Bernie Madoff’s legacy as one of Wall Street’s most notorious Ponzi schemers will outlive him — and the lessons regulators learned have implications for policymakers today.

The collapse of Madoff’s business, along with the discovery that he had been undertaking a $65 billion fleecing of tens of thousands of investors for at least 16 years, caused many within and outside the regulatory community to question how this could have taken place right under the noses of the Securities and Exchange Commission.

“The Bernie Madoff scandal was one of the biggest black eyes the SEC ever received,” said James Cox, a law professor at Duke University. “The incident brought about a huge culture change at the SEC in terms of its inspection processes,” he said. “They needed to show a lot more skepticism.”

April 14, 202103:55

No major new legislation or rulemaking took place after the scam was discovered, but it prompted introspection among the nation’s securities regulators to figure out how Madoff got away with such a huge crime, and for so long. The SEC published a list of the reforms it undertook in the wake of the scheme’s discovery: Improving internal controls, enhancing auditing procedures, increasing resources for investigation, and investing in more staff and more specialized training.

John Coffee, a professor at Columbia University’s Law School, said that although the scandal prompted the SEC to prioritize the investigation of Ponzi schemes, less has been done to mitigate the broader landscape of risk investors face. “The next crisis always comes from the blind side, and the key fact is that the SEC’s enforcement budget has not grown in proportion to the size and growth of the market,” he said.

“If they did nothing else, those events should have put an end to the idea that wealth is a reliable predictor of financial sophistication.”

“There are a lot of lessons that should have been learned from the Madoff Ponzi scheme, some of which may have been learned better than others,” said Barbara Roper, investor protection director for the Consumer Federation of America.

Roper said the scandal was a cautionary tale for both regulators and investors not to suspend their skepticism. “They can’t let someone’s, or some institution’s, stellar reputation cause them to drop their guard,” she said, pointing out that many of Madoff’s victims were experienced market players. “If they did nothing else, those events should have put an end to the idea that wealth is a reliable predictor of financial sophistication,” she said.

Richard Painter, a professor of corporate law at the University of Minnesota and former White House chief ethics lawyer, blamed the concept of “affinity fraud,” a con man’s tactic of ingratiating himself with a particular demographic or community in order to gain their trust. “It’s classic fraud… it takes advantage of people’s similar religious perspective or cultural identity to get their guard down,” he said. “I believe the problem was enforcement. We didn’t need any new rules in order to prevent Bernie Madoff from happening. We needed to enforce the old rules,” Painter said. But funding was tight, and Madoff was famous.

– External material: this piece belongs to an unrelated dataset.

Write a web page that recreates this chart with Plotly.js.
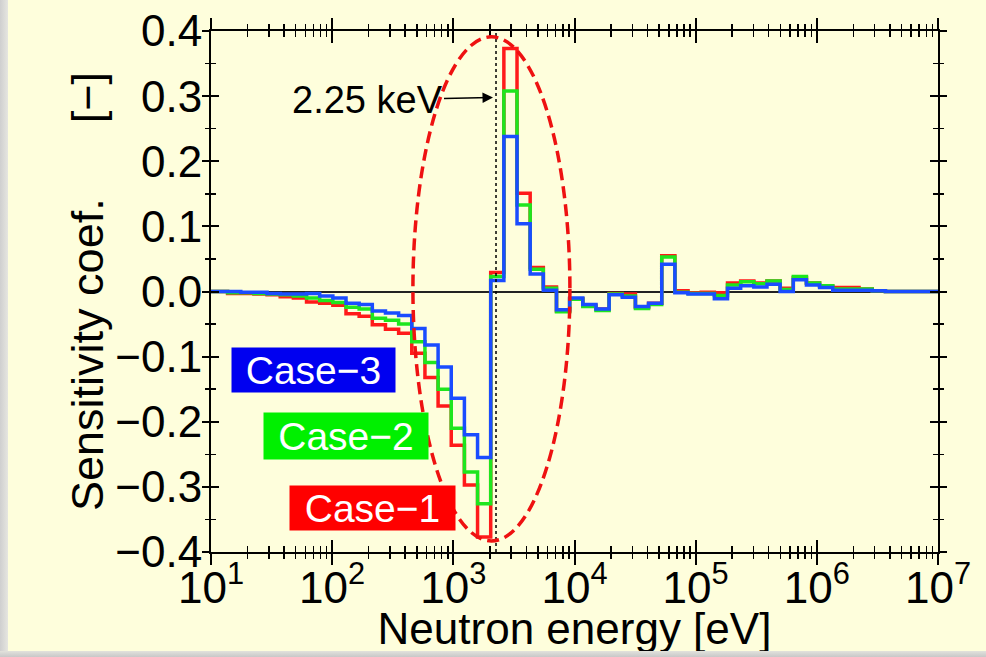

“It reminds us — if it’s too good to be true, it probably is,” said Charles Elson, director of the Weinberg Center for Corporate Governance at the University of Delaware. “People were suspending their disbelief on the force of his reputation and personality,” he said.

Painter blamed a paltry enforcement budget and a lack of financial, technological and human resources dedicated to running down leads and investigating cases of suspected fraud — a problem he said got worse under the last president. “In the Trump years, there was enormous hostility to financial regulation,” Painter said. “The antipathy you get to regulation you see in the financial community — you see that with former President Donald Trump.”

Roper said she was optimistic that President Joe Biden’s administration and Gary Gensler, the former Commodities Futures Trading Commission head Biden picked to run the SEC, will work to strengthen financial regulation and commit to funding enforcement at the level it should be.

“I’m optimistic that we will see a renewed toughness in the SEC’s approach to oversight and enforcement now Gary Gensler is confirmed as chairman,” she said. “We still haven’t taken effective steps to address the very real shortcomings in our oversight of investment advisers.”

While there might not appear to be much connection between Bernie Madoff’s crime and the calls Gensler is already facing from progressives to create a reporting and disclosure framework for diversity and environmental programs, Painter said a focus on increasing diversity within corporate America as well as within regulatory agencies themselves could break the cycle of groupthink that criminals like Madoff can exploit.

Diversity, Painter said, means a wider variety of perspectives and experiences, and fewer ingrained assumptions — which can serve as a counterbalance to complacency. “It helps overcome this affinity fraud problem,” he said.